In December, MidAmerican Energy Holdings Co. placed the world's largest-ever order for onshore wind turbines, estimated at $1 billion for 448 units totaling 1,050 MW, to be installed on five Iowa wind farms. Despite its size, the large capacity is not unusual for Iowa, which already boasts 5,571 MW of installed wind capacity, generating 27.4% of its electricity mix.

Amid growth in wind-generation nationwide, Iowa's is the highest proportion for any state. According to the Energy Information Administration, some 5.7% of total U.S. generating capacity—61,108 MW— now comes from wind. In 2012 alone, a record-setting 13,131 MW of wind-energy generation was installed in the U.S., the American Wind Energy Association (AWEA) reports. More than 12,000 MW were under construction in 2013, more than ever in history. But the boom times may be ending. Total wind power installations for 2013 were just 1,084 MW, down 92% from the 2012 level. The reason why goes to the heart of one of the greatest hindrances to the U.S. wind industry: inconsistent, start-and-stop regulation.

Chaining the Wind

Congress has kept the wind industry on a short leash, renewing the federal production tax credit (PTC) of 2.3¢ per kilowatt hour for wind energy for just one or two years at a time since 1999. As the PTC was expiring again at the end of 2012, it was extended for another year, with modified eligibility criteria. For example, a project had to begin construction by the end of 2013 and be in service by the end of 2015. With the expectation the PTC would go away in 2014, developers spent most of 2013 planning and financing their projects. As a result, more than 10,900 MW of the 12,000 MW now in construction were started during the fourth quarter of 2013.

Wind energy currently generates nearly 30% of MidAmerican Energy's total owned generation. Completion of the $1.9-billion, five-site expansion announced in December, which MidAmerican calls "Wind VIII," will boost that to about 39%. MasTec Inc.'s subsidiary Wanzek Construction already has completed one 44-MW expansion and now is working on a 250-MW wind farm for the program. Mortenson Co. is constructing the other three projects: a 500-MW plant, a 138.6-MW plant and a 117-MW plant, all in Iowa. Mortenson's contract on the 500-MW Highland project is typical: engineering, procurement and construction of access roads, foundations and electrical systems, together with turbine erection and tower wiring. Construction costs are not available.

"In the past four years, the cost of wind power has come down 43%," says Tim Maag, vice president and general manager of Mortenson's wind-energy group. "From what we're seeing, wind is now competitive with any form of new generation that is constructed." Where a wind resource is available, the levelized cost of electricity of a PTC-eligible wind project is the lowest for any new generation, provided dispatch- ability is not part of the equation, says Bryan Uhlmansiek, project manager for Black & Veatch.

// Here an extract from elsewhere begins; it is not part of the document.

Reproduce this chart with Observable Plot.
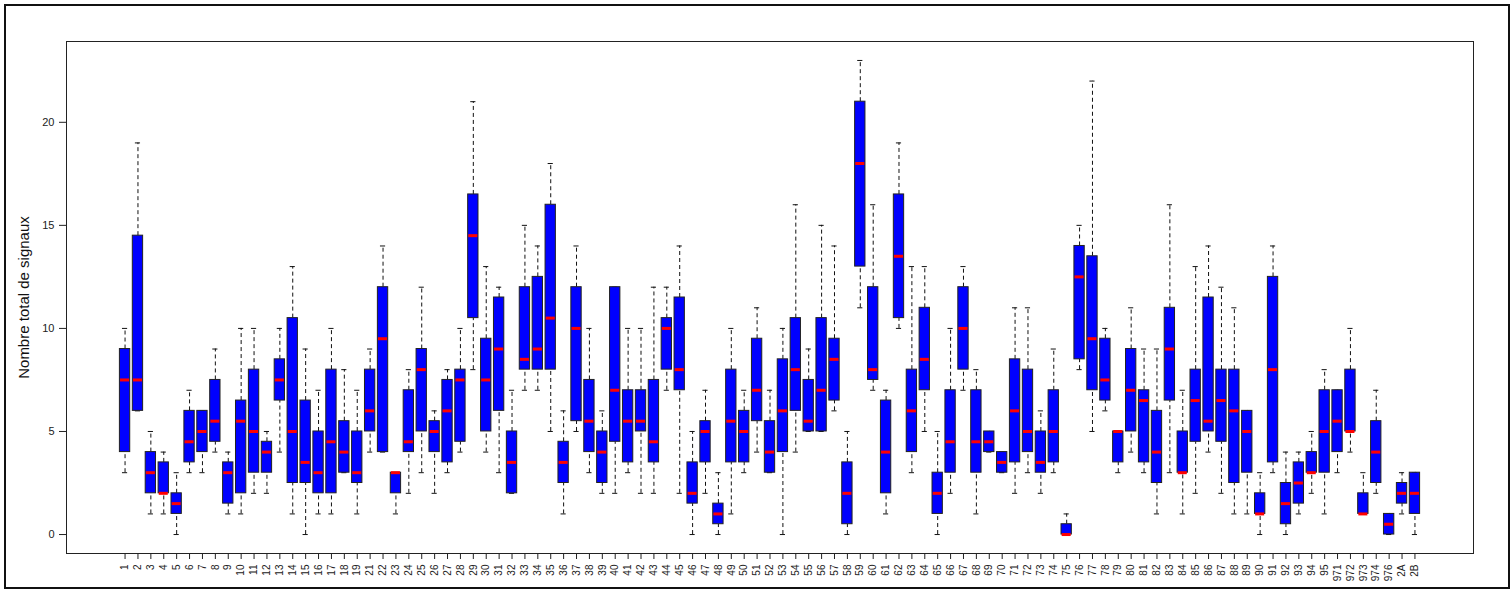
<!DOCTYPE html>
<html>
<head>
<meta charset="utf-8">
<script src="https://cdn.jsdelivr.net/npm/d3@7"></script>
<script src="https://cdn.jsdelivr.net/npm/@observablehq/plot@0.6"></script>
<style>
  html, body { margin: 0; padding: 0; background: #fff; }
  #wrap { position: relative; width: 1512px; height: 590px; overflow: hidden; }
  #border { position: absolute; left: 4px; top: 4px; width: 1502px; height: 581px; border: 2px solid #111; pointer-events: none; }
</style>
</head>
<body>
<div id="wrap"><div id="border"></div></div>
<script>
// Categories (départements)
const categories = ["1","2","3","4","5","6","7","8","9","10","11","12","13","14","15","16","17","18","19",
  "21","22","23","24","25","26","27","28","29","30","31","32","33","34","35","36","37","38","39","40",
  "41","42","43","44","45","46","47","48","49","50","51","52","53","54","55","56","57","58","59","60",
  "61","62","63","64","65","66","67","68","69","70","71","72","73","74","75","76","77","78","79","80",
  "81","82","83","84","85","86","87","88","89","90","91","92","93","94","95",
  "971","972","973","974","976","2A","2B"];

// Lower whisker ends
const whiskerLow = [3,6,1,1,0,3,3,4,1,1,2,2,4,1,0,1,1,3,1,
  4,4,1,2,3,2,3,4,8,4,3,2,7,7,5,1,5,3,2,2,
  3,2,2,7,2,0,2,0,1,3,4,3,0,4,5,5,6,0,11,7,
  1,10,3,5,0,2,7,1,4,3,2,3,2,3,0,8,5,6,3,4,
  3,1,3,1,2,4,2,1,1,0,3,0,1,2,1,
  3,4,1,2,0,1,0];
// First quartile
const q1 = [4,6,2,2,1,3.5,4,4.5,1.5,2,3,3,6.5,2.5,2.5,2,2,3,2.5,
  5,4,2,4,5,4,3.5,4.5,10.5,5,6,2,8,8,8,2.5,5.5,4,2.5,4.5,
  3.5,5,3.5,8,7,1.5,3.5,0.5,3.5,3.5,5.5,3,4,6,5,5,6.5,0.5,13,7.5,
  2,10.5,4,7,1,3,8,3,4,3,3.5,4,3,3.5,0,8.5,7,6.5,3.5,5,
  3.5,2.5,6.5,3,4.5,5,4.5,2.5,3,1,3.5,0.5,1.5,3,3,
  4,5,1,2.5,0,1.5,1];
// Medians
const median = [7.5,7.5,3,2,1.5,4.5,5,5.5,3,5.5,5,4,7.5,5,3.5,3,4.5,4,3,
  6,9.5,3,4.5,8,5,6,7.5,14.5,7.5,9,3.5,8.5,9,10.5,3.5,10,5.5,4,7,
  5.5,5.5,4.5,10,8,2,5,1,5.5,5,7,4,6,8,5.5,7,8.5,2,18,8,
  4,13.5,6,8.5,2,4.5,10,4.5,4.5,3.5,6,5,3.5,5,0,12.5,9.5,7.5,5,7,
  6.5,4,9,3,6.5,5.5,6.5,6,5,1,8,1.5,2.5,3,5,
  5.5,5,1,4,0.5,2,2];
// Third quartile
const q3 = [9,14.5,4,3.5,2,6,6,7.5,3.5,6.5,8,4.5,8.5,10.5,6.5,5,8,5.5,5,
  8,12,3,7,9,5.5,7.5,8,16.5,9.5,11.5,5,12,12.5,16,4.5,12,7.5,5,12,
  7,7,7.5,10.5,11.5,3.5,5.5,1.5,8,6,9.5,5.5,8.5,10.5,7.5,10.5,9.5,3.5,21,12,
  6.5,16.5,8,11,3,7,12,7,5,4,8.5,8,5,7,0.5,14,13.5,9.5,5,9,
  7,6,11,5,8,11.5,8,8,6,2,12.5,2.5,3.5,4,7,
  7,8,2,5.5,1,2.5,3];
// Upper whisker ends
const whiskerHigh = [10,19,5,4,3,7,6,9,4,10,10,5,10,13,9,7,10,8,7,
  9,14,3,8,12,6,8,10,21,13,12,7,15,14,18,6,14,10,6,12,
  10,10,12,12,14,5,7,3,10,7,11,7,10,16,9,15,14,5,23,16,
  7,19,13,13,5,10,13,8,5,4,11,11,6,9,1,15,22,10,5,11,
  9,9,16,7,13,14,12,11,6,3,14,4,4,5,8,
  7,10,3,7,1,3,3];

const yTicks = [0, 5, 10, 15, 20];
const yLabel = "Nombre total de signaux";

const rows = categories.map((c, k) => ({
  i: k + 1, cat: c,
  lo: whiskerLow[k], q1: q1[k], med: median[k], q3: q3[k], hi: whiskerHigh[k]
}));

const halfBox = 0.4, halfStaple = 0.2;

const chart = Plot.plot({
  width: 1512,
  height: 590,
  marginLeft: 66,
  marginRight: 39,
  marginTop: 41,
  marginBottom: 37,
  style: { fontFamily: "'Liberation Sans', Arial, sans-serif", color: "#222", background: "transparent" },
  x: { type: "linear", domain: [-3.54, 105.54] },
  y: { domain: [-0.92, 23.92] },
  marks: [
    Plot.frame({ stroke: "#222", strokeWidth: 1 }),
    // whiskers
    Plot.ruleX(rows, { x: "i", y1: "q3", y2: "hi", stroke: "#111", strokeDasharray: "4,3", strokeWidth: 1 }),
    Plot.ruleX(rows, { x: "i", y1: "lo", y2: "q1", stroke: "#111", strokeDasharray: "4,3", strokeWidth: 1 }),
    // staples
    Plot.ruleY(rows, { y: "hi", x1: d => d.i - halfStaple, x2: d => d.i + halfStaple, stroke: "#111", strokeWidth: 1 }),
    Plot.ruleY(rows, { y: "lo", x1: d => d.i - halfStaple, x2: d => d.i + halfStaple, stroke: "#111", strokeWidth: 1 }),
    // boxes
    Plot.rect(rows, { x1: d => d.i - halfBox, x2: d => d.i + halfBox, y1: "q1", y2: "q3", fill: "#0000ff", stroke: "#222", strokeWidth: 1 }),
    // medians
    Plot.ruleY(rows, { y: "med", x1: d => d.i - halfBox + 0.05, x2: d => d.i + halfBox - 0.05, stroke: "#ff0000", strokeWidth: 3 }),
    // axes
    Plot.axisY({ ticks: yTicks, tickSize: 7, tickPadding: 5, fontSize: 11, label: null }),
    Plot.axisX({ ticks: rows.map(d => d.i), tickFormat: i => categories[i - 1], tickRotate: -90, tickSize: 6, tickPadding: 5, fontSize: 10, label: null }),
    Plot.text([yLabel], { frameAnchor: "left", dx: -42, rotate: -90, textAnchor: "middle", fontSize: 15, fill: "#111" })
  ]
});

document.getElementById("wrap").prepend(chart);
</script>
</body>
</html>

MidAmerican is not trying to meet a state renewables portfolio standard (RPS) obligation. Iowa has long since blown past the goal set in 1983 for investor-owned utilities to buy 105 MW of wind-generated electricity. The goal was officially declared met in 2007, and no new goal has been set, says an Iowa Utilities Board spokesman.

Congress may be ambivalent about wind, but Texas has gone all in. Transmission between wind-rich areas and load centers was lacking, so wind-farm developers would not build, says a spokesman for the Public Utility Commission of Texas. For their part, transmission owners required a return on equity to pay for construction of new transmission lines.

To solve the chicken-or-egg problem, PUCT designated zones ripe for wind development, and, in 2005, the Legislature approved cost recovery for transmission from Competitive Renewable Energy Zones (CREZ) in central and west Texas to the major urban centers. In December 2013, the last of 186 CREZ projects was completed—345-kV transmission lines and system upgrades, with a total cost of $6.9 billion—opening the way to deliver some 18,500 MW of power to the eastern part of the state.

The CREZ model succeeded, in part, because the entire system operates in the same state with a single legislature and regulator. The Midcontinent Independent System Operator is pursuing a similar course with 17 "multi-value projects" (MVPs) over a nine-state area, from the Dakotas to Ohio, with an estimated cost of $5.2 billion. The projects—16 transmission lines rated at 345 kV and one at 765 kV—are planned to be in service between 2014 and 2020 and, as in Texas, link wind-rich, infrastructure-poor with load centers.